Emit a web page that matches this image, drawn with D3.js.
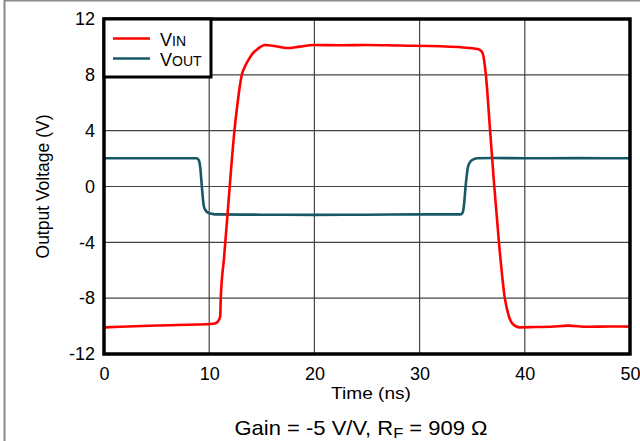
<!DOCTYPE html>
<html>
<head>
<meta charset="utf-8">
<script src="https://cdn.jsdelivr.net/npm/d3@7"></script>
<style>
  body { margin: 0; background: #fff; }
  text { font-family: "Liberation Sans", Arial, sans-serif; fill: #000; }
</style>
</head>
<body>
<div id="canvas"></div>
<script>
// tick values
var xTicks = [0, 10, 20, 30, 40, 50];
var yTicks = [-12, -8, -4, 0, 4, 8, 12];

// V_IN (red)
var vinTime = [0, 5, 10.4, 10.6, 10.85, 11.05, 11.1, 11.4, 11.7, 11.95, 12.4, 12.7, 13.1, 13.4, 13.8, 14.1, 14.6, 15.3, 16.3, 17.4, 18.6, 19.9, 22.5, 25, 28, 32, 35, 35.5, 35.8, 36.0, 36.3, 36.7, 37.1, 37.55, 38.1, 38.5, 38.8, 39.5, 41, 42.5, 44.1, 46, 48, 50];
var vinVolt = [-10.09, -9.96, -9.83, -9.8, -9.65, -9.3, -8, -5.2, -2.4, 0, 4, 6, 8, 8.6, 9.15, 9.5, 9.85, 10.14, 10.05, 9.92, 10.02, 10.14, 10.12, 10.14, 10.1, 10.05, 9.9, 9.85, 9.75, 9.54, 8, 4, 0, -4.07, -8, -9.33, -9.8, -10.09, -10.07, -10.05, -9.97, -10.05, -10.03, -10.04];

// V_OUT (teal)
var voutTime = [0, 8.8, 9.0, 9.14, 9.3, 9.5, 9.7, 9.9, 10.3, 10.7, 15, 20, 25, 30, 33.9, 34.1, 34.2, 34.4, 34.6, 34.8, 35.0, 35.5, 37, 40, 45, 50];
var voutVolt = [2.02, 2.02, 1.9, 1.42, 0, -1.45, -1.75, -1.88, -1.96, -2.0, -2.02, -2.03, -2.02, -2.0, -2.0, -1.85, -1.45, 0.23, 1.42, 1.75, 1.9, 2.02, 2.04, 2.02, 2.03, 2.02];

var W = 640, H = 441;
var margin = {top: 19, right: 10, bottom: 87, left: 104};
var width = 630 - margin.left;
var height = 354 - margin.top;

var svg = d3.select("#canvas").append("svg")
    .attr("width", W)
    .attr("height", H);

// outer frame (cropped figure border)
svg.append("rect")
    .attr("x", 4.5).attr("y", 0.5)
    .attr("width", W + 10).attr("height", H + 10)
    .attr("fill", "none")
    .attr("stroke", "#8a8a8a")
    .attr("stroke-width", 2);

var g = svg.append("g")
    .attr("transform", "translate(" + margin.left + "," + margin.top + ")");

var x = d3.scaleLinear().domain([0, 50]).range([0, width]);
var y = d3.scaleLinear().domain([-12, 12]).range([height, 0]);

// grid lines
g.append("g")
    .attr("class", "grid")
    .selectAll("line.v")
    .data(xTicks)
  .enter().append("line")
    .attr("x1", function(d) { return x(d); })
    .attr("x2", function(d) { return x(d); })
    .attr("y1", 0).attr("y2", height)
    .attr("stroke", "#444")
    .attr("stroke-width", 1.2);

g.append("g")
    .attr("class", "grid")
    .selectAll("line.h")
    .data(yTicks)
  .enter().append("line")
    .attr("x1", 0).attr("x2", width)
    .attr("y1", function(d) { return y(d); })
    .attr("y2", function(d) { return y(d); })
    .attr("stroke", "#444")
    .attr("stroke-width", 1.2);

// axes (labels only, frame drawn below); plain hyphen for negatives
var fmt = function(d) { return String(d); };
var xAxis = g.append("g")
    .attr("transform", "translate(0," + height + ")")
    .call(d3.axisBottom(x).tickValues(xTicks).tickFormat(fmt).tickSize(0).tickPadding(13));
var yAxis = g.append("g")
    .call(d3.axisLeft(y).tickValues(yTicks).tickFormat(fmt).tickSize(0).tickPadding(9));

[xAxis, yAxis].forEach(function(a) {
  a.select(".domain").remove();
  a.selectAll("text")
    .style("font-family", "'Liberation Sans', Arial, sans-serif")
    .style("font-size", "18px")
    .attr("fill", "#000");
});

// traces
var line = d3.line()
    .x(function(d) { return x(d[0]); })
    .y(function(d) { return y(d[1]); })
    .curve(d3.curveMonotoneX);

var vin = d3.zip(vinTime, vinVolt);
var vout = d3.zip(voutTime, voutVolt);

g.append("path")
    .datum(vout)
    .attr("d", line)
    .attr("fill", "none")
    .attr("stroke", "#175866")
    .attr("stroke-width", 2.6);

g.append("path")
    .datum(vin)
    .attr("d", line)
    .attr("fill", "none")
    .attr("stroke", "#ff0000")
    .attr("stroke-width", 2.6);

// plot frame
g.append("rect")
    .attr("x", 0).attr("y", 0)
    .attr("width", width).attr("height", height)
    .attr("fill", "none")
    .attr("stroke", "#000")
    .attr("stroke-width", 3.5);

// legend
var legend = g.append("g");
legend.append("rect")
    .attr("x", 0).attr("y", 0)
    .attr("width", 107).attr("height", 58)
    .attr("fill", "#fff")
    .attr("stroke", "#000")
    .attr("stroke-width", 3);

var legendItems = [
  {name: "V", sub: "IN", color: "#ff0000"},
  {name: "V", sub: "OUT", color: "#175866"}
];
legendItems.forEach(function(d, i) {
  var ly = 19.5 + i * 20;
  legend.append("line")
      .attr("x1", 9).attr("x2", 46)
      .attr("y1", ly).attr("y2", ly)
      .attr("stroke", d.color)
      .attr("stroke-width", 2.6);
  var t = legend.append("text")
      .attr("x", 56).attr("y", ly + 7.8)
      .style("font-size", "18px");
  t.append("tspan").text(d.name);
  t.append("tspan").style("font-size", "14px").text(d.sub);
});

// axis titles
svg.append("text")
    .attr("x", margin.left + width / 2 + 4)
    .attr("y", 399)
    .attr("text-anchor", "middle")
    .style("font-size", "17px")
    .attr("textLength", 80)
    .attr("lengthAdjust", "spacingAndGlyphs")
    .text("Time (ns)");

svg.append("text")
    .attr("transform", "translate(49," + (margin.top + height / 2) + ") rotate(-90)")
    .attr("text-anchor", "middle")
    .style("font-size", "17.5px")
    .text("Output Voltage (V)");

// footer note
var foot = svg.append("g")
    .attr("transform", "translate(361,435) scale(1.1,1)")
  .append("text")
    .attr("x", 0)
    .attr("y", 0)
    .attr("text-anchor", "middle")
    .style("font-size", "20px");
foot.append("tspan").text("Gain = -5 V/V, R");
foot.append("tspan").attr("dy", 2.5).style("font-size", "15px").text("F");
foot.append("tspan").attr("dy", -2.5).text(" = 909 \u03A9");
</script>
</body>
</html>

────────────────────

:: INSTRUCTIONS TO FOLLOW ::
Return the material line for line, from its beginning to the line that contains "2.02, 2.03, 2.02];", with the pictures left out.

:: RESPONSE TO THE TASK ::
Emit a web page that matches this image, drawn with D3.js.
<!DOCTYPE html>
<html>
<head>
<meta charset="utf-8">
<script src="https://cdn.jsdelivr.net/npm/d3@7"></script>
<style>
  body { margin: 0; background: #fff; }
  text { font-family: "Liberation Sans", Arial, sans-serif; fill: #000; }
</style>
</head>
<body>
<div id="canvas"></div>
<script>
// tick values
var xTicks = [0, 10, 20, 30, 40, 50];
var yTicks = [-12, -8, -4, 0, 4, 8, 12];

// V_IN (red)
var vinTime = [0, 5, 10.4, 10.6, 10.85, 11.05, 11.1, 11.4, 11.7, 11.95, 12.4, 12.7, 13.1, 13.4, 13.8, 14.1, 14.6, 15.3, 16.3, 17.4, 18.6, 19.9, 22.5, 25, 28, 32, 35, 35.5, 35.8, 36.0, 36.3, 36.7, 37.1, 37.55, 38.1, 38.5, 38.8, 39.5, 41, 42.5, 44.1, 46, 48, 50];
var vinVolt = [-10.09, -9.96, -9.83, -9.8, -9.65, -9.3, -8, -5.2, -2.4, 0, 4, 6, 8, 8.6, 9.15, 9.5, 9.85, 10.14, 10.05, 9.92, 10.02, 10.14, 10.12, 10.14, 10.1, 10.05, 9.9, 9.85, 9.75, 9.54, 8, 4, 0, -4.07, -8, -9.33, -9.8, -10.09, -10.07, -10.05, -9.97, -10.05, -10.03, -10.04];

// V_OUT (teal)
var voutTime = [0, 8.8, 9.0, 9.14, 9.3, 9.5, 9.7, 9.9, 10.3, 10.7, 15, 20, 25, 30, 33.9, 34.1, 34.2, 34.4, 34.6, 34.8, 35.0, 35.5, 37, 40, 45, 50];
var voutVolt = [2.02, 2.02, 1.9, 1.42, 0, -1.45, -1.75, -1.88, -1.96, -2.0, -2.02, -2.03, -2.02, -2.0, -2.0, -1.85, -1.45, 0.23, 1.42, 1.75, 1.9, 2.02, 2.04, 2.02, 2.03, 2.02];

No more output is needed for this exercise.